The request: Copy out each line exactly; pictures stay out of the copy.

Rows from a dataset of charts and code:

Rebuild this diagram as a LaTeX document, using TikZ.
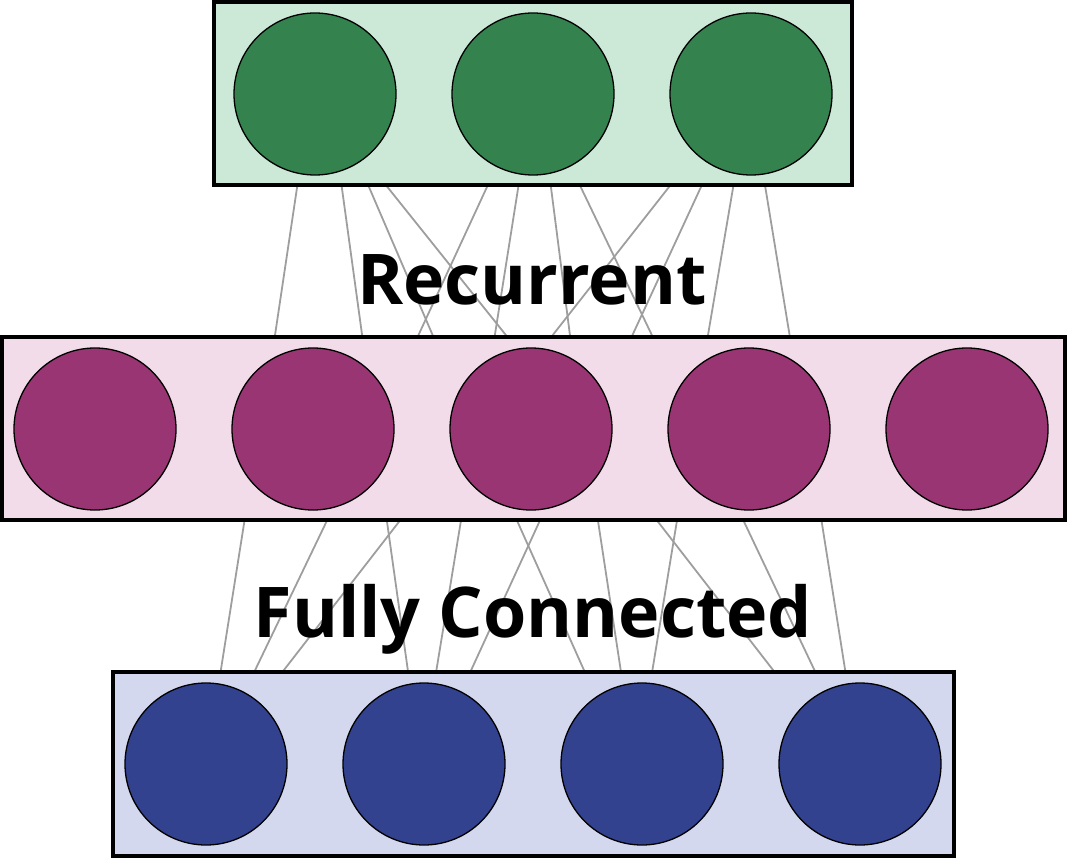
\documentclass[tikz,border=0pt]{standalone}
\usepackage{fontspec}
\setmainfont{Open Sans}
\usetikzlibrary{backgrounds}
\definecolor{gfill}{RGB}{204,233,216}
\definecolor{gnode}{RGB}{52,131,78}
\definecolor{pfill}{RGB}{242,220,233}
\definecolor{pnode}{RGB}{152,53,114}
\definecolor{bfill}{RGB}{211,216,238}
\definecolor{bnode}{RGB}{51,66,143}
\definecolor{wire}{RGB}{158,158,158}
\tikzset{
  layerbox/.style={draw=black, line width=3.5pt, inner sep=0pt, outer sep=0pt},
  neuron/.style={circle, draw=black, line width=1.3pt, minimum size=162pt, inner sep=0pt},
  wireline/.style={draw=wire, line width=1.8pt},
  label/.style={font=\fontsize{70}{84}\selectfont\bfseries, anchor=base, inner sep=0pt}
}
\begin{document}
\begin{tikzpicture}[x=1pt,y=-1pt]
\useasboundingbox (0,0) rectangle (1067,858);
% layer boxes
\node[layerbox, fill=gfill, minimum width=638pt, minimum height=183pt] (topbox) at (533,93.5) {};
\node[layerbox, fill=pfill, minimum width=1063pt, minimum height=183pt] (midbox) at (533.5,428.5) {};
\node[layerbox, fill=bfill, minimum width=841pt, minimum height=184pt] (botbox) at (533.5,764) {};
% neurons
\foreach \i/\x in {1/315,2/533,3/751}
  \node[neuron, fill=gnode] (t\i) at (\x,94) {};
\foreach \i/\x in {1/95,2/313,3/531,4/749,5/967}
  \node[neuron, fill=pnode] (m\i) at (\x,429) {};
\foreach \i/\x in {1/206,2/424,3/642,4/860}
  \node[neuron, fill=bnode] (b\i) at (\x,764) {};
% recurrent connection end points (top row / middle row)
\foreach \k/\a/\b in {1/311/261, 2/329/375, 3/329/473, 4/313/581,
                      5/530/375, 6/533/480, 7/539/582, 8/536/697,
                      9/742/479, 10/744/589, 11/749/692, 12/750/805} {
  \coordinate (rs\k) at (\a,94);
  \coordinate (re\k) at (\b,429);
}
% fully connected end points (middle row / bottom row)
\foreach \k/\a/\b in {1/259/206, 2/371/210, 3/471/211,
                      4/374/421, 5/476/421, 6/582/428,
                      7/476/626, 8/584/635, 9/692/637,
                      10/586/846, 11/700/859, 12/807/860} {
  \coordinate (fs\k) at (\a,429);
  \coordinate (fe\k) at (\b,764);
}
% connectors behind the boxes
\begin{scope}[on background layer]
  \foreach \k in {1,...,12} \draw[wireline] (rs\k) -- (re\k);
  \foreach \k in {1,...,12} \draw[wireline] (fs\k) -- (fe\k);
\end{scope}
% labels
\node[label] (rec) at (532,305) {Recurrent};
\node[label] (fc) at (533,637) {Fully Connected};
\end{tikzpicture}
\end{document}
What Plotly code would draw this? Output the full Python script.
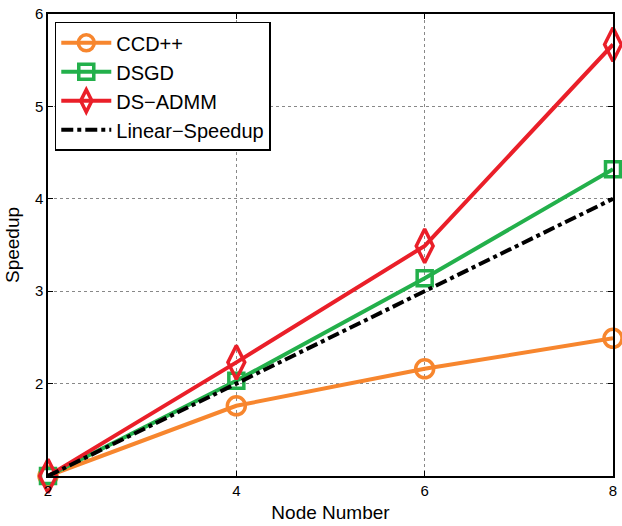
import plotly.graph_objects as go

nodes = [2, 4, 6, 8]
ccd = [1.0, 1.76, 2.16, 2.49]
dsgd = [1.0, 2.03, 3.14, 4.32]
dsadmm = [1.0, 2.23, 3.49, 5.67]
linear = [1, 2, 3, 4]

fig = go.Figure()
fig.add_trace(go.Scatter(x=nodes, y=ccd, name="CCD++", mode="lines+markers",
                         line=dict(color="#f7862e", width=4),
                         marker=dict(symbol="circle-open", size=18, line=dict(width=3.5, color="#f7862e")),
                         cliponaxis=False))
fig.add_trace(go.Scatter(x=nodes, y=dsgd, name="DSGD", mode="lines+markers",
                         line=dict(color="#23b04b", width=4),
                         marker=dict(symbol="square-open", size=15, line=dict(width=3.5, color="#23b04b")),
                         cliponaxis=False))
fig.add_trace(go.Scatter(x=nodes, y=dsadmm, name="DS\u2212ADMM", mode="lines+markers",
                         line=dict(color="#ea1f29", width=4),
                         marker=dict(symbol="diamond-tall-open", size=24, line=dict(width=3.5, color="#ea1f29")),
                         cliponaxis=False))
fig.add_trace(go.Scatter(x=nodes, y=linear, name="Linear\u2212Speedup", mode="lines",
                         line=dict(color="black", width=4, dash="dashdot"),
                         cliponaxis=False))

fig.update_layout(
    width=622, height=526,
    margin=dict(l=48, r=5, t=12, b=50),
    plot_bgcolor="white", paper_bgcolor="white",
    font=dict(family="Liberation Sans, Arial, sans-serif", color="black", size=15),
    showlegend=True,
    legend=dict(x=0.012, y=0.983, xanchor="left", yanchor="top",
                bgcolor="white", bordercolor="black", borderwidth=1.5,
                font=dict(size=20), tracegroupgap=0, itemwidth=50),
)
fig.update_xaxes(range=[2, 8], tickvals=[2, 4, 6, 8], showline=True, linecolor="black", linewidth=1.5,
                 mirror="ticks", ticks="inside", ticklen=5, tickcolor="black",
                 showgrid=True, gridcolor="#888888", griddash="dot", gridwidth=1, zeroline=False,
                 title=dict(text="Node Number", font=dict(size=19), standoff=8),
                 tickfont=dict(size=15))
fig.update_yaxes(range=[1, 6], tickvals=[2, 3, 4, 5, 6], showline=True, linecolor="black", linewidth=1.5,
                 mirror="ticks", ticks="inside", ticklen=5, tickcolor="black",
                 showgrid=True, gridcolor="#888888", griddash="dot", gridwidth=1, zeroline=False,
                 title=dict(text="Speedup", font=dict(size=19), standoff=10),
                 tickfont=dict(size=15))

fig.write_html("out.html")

The response:
Rebuild this diagram as a LaTeX document, using TikZ.
\documentclass[tikz,border=0pt]{standalone}
\usepackage{fontspec}
\setmainfont{Open Sans}
\usetikzlibrary{backgrounds}
\definecolor{gfill}{RGB}{204,233,216}
\definecolor{gnode}{RGB}{52,131,78}
\definecolor{pfill}{RGB}{242,220,233}
\definecolor{pnode}{RGB}{152,53,114}
\definecolor{bfill}{RGB}{211,216,238}
\definecolor{bnode}{RGB}{51,66,143}
\definecolor{wire}{RGB}{158,158,158}
\tikzset{
  layerbox/.style={draw=black, line width=3.5pt, inner sep=0pt, outer sep=0pt},
  neuron/.style={circle, draw=black, line width=1.3pt, minimum size=162pt, inner sep=0pt},
  wireline/.style={draw=wire, line width=1.8pt},
  label/.style={font=\fontsize{70}{84}\selectfont\bfseries, anchor=base, inner sep=0pt}
}
\begin{document}
\begin{tikzpicture}[x=1pt,y=-1pt]
\useasboundingbox (0,0) rectangle (1067,858);
% layer boxes
\node[layerbox, fill=gfill, minimum width=638pt, minimum height=183pt] (topbox) at (533,93.5) {};
\node[layerbox, fill=pfill, minimum width=1063pt, minimum height=183pt] (midbox) at (533.5,428.5) {};
\node[layerbox, fill=bfill, minimum width=841pt, minimum height=184pt] (botbox) at (533.5,764) {};
% neurons
\foreach \i/\x in {1/315,2/533,3/751}
  \node[neuron, fill=gnode] (t\i) at (\x,94) {};
\foreach \i/\x in {1/95,2/313,3/531,4/749,5/967}
  \node[neuron, fill=pnode] (m\i) at (\x,429) {};
\foreach \i/\x in {1/206,2/424,3/642,4/860}
  \node[neuron, fill=bnode] (b\i) at (\x,764) {};
% recurrent connection end points (top row / middle row)
\foreach \k/\a/\b in {1/311/261, 2/329/375, 3/329/473, 4/313/581,
                      5/530/375, 6/533/480, 7/539/582, 8/536/697,
                      9/742/479, 10/744/589, 11/749/692, 12/750/805} {
  \coordinate (rs\k) at (\a,94);
  \coordinate (re\k) at (\b,429);
}
% fully connected end points (middle row / bottom row)
\foreach \k/\a/\b in {1/259/206, 2/371/210, 3/471/211,
                      4/374/421, 5/476/421, 6/582/428,
                      7/476/626, 8/584/635, 9/692/637,
                      10/586/846, 11/700/859, 12/807/860} {
  \coordinate (fs\k) at (\a,429);
  \coordinate (fe\k) at (\b,764);
}
% connectors behind the boxes
\begin{scope}[on background layer]
  \foreach \k in {1,...,12} \draw[wireline] (rs\k) -- (re\k);
  \foreach \k in {1,...,12} \draw[wireline] (fs\k) -- (fe\k);
\end{scope}
% labels
\node[label] (rec) at (532,305) {Recurrent};
\node[label] (fc) at (533,637) {Fully Connected};
\end{tikzpicture}
\end{document}
What Plotly code would draw this? Output the full Python script.
import plotly.graph_objects as go

nodes = [2, 4, 6, 8]
ccd = [1.0, 1.76, 2.16, 2.49]
dsgd = [1.0, 2.03, 3.14, 4.32]
dsadmm = [1.0, 2.23, 3.49, 5.67]
linear = [1, 2, 3, 4]

fig = go.Figure()
fig.add_trace(go.Scatter(x=nodes, y=ccd, name="CCD++", mode="lines+markers",
                         line=dict(color="#f7862e", width=4),
                         marker=dict(symbol="circle-open", size=18, line=dict(width=3.5, color="#f7862e")),
                         cliponaxis=False))
fig.add_trace(go.Scatter(x=nodes, y=dsgd, name="DSGD", mode="lines+markers",
                         line=dict(color="#23b04b", width=4),
                         marker=dict(symbol="square-open", size=15, line=dict(width=3.5, color="#23b04b")),
                         cliponaxis=False))
fig.add_trace(go.Scatter(x=nodes, y=dsadmm, name="DS\u2212ADMM", mode="lines+markers",
                         line=dict(color="#ea1f29", width=4),
                         marker=dict(symbol="diamond-tall-open", size=24, line=dict(width=3.5, color="#ea1f29")),
                         cliponaxis=False))
fig.add_trace(go.Scatter(x=nodes, y=linear, name="Linear\u2212Speedup", mode="lines",
                         line=dict(color="black", width=4, dash="dashdot"),
                         cliponaxis=False))

fig.update_layout(
    width=622, height=526,
    margin=dict(l=48, r=5, t=12, b=50),
    plot_bgcolor="white", paper_bgcolor="white",
    font=dict(family="Liberation Sans, Arial, sans-serif", color="black", size=15),
    showlegend=True,
    legend=dict(x=0.012, y=0.983, xanchor="left", yanchor="top",
                bgcolor="white", bordercolor="black", borderwidth=1.5,
                font=dict(size=20), tracegroupgap=0, itemwidth=50),
)
fig.update_xaxes(range=[2, 8], tickvals=[2, 4, 6, 8], showline=True, linecolor="black", linewidth=1.5,
                 mirror="ticks", ticks="inside", ticklen=5, tickcolor="black",
                 showgrid=True, gridcolor="#888888", griddash="dot", gridwidth=1, zeroline=False,
                 title=dict(text="Node Number", font=dict(size=19), standoff=8),
                 tickfont=dict(size=15))
fig.update_yaxes(range=[1, 6], tickvals=[2, 3, 4, 5, 6], showline=True, linecolor="black", linewidth=1.5,
                 mirror="ticks", ticks="inside", ticklen=5, tickcolor="black",
                 showgrid=True, gridcolor="#888888", griddash="dot", gridwidth=1, zeroline=False,
                 title=dict(text="Speedup", font=dict(size=19), standoff=10),
                 tickfont=dict(size=15))

fig.write_html("out.html")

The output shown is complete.